Five Best Practices for Keeping Your Data “Anonymous”
I don’t know how big the Versta Research blog fan base is, but at the very least, the Quirk’s editors seem to follow us, and sometimes they ask for permission to reprint an article. Such was the case for an article we wrote last month about anonymity in research.
The gist of that article was that fancy new algorithms can do an amazingly accurate job of re-identifying specific individuals in datasets, even when datasets have been rigorously “anonymized” and stripped of identifying information. If there is enough information available, algorithms can piece together various tidbits, and it is possible to correctly identify specific people from whom that data was derived 99.98% of the time.
So what’s a researcher to do? Quirk’s asked us. And can they reprint a version of the article, along with some of our recommendations for those in the industry who are struggling with these issues, just like we are?
Sure thing. You can read the full article at Quirk’s if you wish, or continue reading right here for the five recommendations we provided to Quirk’s, formulated from some of our own evolving best practices:
- Stop using the word anonymous. The word anonymous creates a false sense of security that gives people tacit permission to share data without worrying about privacy. But they should worry. Every person in your organization who touches individual-level data must know that even when data is fully stripped of PII, it might be possible to identify who the individuals are. There is no such thing as anonymous research anymore.
- Minimize your demographics. For most research, just seven or eight demographic data points are probably needed for sampling, screening, weighting and analysis. It is always tempting to ask for more (“This might be useful later, so let’s ask just in case!”) But consider the risk. The more you ask, the easier it is for an algorithm to pick out individuals. If you do not absolutely need it, keep it out.
- Use blunt measures. This goes against everything you may have learned in a research methods classes and I, too, still resist. I want details, knowing that I can collapse data into broad groupings later. But for the sake of confidentiality, use the bluntest measure you need. Do not ask for a person’s age or year born – instead ask which age group they belong to. Do not ask for zip code – instead ask for which state they live in.
- Treat all data as confidential. Even your anonymous data sets (… which you no longer refer to as anonymous, right?) should be protected and handled with similar precautions as your data that has PII. That means all data should be encrypted and ideally never sent as an e-mail attachment. It means access should be restricted to a limited number of project personnel, all of whom should be required to maintain strong passwords and use two-factor authentication.
- Delete it when you’re done. This one is tough, too. What if sometime down the road the expensive data you just collected is valuable for something else? Digital storage costs almost nothing, so why not keep it all just in case? Again, consider the risk. As your data sits in storage safe and sound, technologies to pry it open and potentially breach the privacy of those who provided it continue to develop. Most of us outside of academic or federally funded population-based research rarely go back to our data if it is more than a couple of years old. Our advice is to play it safe and delete it when you’re done.

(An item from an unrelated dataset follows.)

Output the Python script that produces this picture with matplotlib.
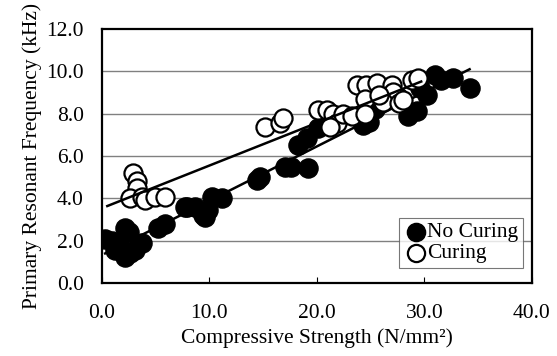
import numpy as np
import matplotlib
matplotlib.use('Agg')
import matplotlib.pyplot as plt

plt.rcParams['font.family'] = ['Liberation Serif', 'DejaVu Serif']

# No Curing (filled)
nc_x = [0.3, 0.9, 1.2, 1.6, 2.1, 2.1, 2.5, 2.6, 3.1, 3.7, 5.2, 5.9, 7.7, 7.9, 8.7, 9.4,
        9.6, 9.9, 10.2, 11.2, 14.4, 14.7, 17.0, 17.6, 19.2, 18.2, 19.1, 20.1, 21.3,
        24.3, 24.8, 25.4, 25.6, 27.5, 28.5, 29.3, 30.2, 29.6, 31.0, 31.5, 32.7, 34.2]
nc_y = [2.08, 2.0, 1.56, 1.8, 1.23, 2.6, 2.4, 1.4, 1.56, 1.9, 2.6, 2.8, 3.6, 3.6, 3.6, 3.2,
        3.1, 3.45, 4.06, 4.0, 4.87, 5.0, 5.48, 5.5, 5.43, 6.5, 6.85, 7.3, 7.6,
        7.46, 7.6, 8.2, 8.6, 8.8, 7.9, 8.1, 8.9, 9.2, 9.8, 9.6, 9.7, 9.2]

# Curing (open)
c_x = [2.9, 3.3, 3.3, 2.6, 3.7, 4.0, 4.9, 5.9, 15.2, 16.6, 16.8, 20.1, 20.9, 21.5,
       21.9, 21.2, 22.4, 23.3, 23.7, 24.6, 25.6, 27.0, 27.1, 24.5, 24.5, 26.1, 25.8,
       27.6, 28.0, 28.8, 29.4]
c_y = [5.2, 4.8, 4.5, 4.0, 4.06, 3.9, 4.06, 4.06, 7.37, 7.56, 7.8, 8.17, 8.17, 8.0,
       7.56, 7.37, 8.0, 7.9, 9.35, 9.35, 9.45, 9.35, 9.0, 8.7, 8.0, 8.55, 8.9,
       8.5, 8.64, 9.6, 9.7]

x_ticks = [0, 10, 20, 30, 40]
y_ticks = [0, 2, 4, 6, 8, 10, 12]

fig = plt.figure(figsize=(5.57, 3.56), dpi=100)
ax = fig.add_axes([0.183, 0.205, 0.772, 0.714])

for v in y_ticks[1:-1]:
    ax.axhline(v, color='#808080', lw=1, zorder=0)

# trend lines
p_nc = np.polyfit(nc_x, nc_y, 1)
xs = np.array([0.3, max(nc_x)])
ax.plot(xs, np.polyval(p_nc, xs), color='black', lw=1.8, zorder=1)

ax.scatter(nc_x, nc_y, s=190, c='black', edgecolors='black', linewidths=1,
           zorder=2, label='No Curing')
ax.scatter(c_x, c_y, s=170, c='white', edgecolors='black', linewidths=1.6,
           zorder=3, label='Curing')

p_c = np.polyfit(c_x, c_y, 1)
xs = np.array([0.5, max(c_x) + 0.3])
ax.plot(xs, np.polyval(p_c, xs) - 0.15, color='black', lw=1.8, zorder=4)

ax.set_xlim(0, 40)
ax.set_ylim(0, 12)
ax.set_xticks(x_ticks)
ax.set_xticklabels(['%.1f' % v for v in x_ticks])
ax.set_yticks(y_ticks)
ax.set_yticklabels(['%.1f' % v for v in y_ticks])
ax.tick_params(axis='x', direction='in', length=4, labelsize=15.5, pad=15)
ax.tick_params(axis='y', length=0, labelsize=15.5, pad=13)
for s in ax.spines.values():
    s.set_linewidth(1.6)

ax.set_xlabel('Compressive Strength (N/mm\u00b2)', fontsize=15.5, labelpad=4)
ax.set_ylabel('Primary Resonant Frequency (kHz)', fontsize=15.5, labelpad=3)

leg = ax.legend(loc='lower right', bbox_to_anchor=(0.979, 0.06), fontsize=15.5,
                frameon=True, fancybox=False, edgecolor='#555555',
                handletextpad=0.0, borderpad=0.2, labelspacing=0.05,
                handlelength=1.1, borderaxespad=0, markerscale=0.95)
leg.get_frame().set_linewidth(0.8)

fig.savefig('out.png', dpi=100)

The guiding principle behind these best practices is to put into place rigorous security precautions and privacy protections regardless of how sanitized your data seems to be. “Anonymity is not a property of a data set, but is a property of how you use it,” said one of the researchers who created the new algorithm. Only by carefully constraining and documenting how and to whom your data is circulated can you ensure that it remains truly anonymous.
—Joe Hopper, Ph.D.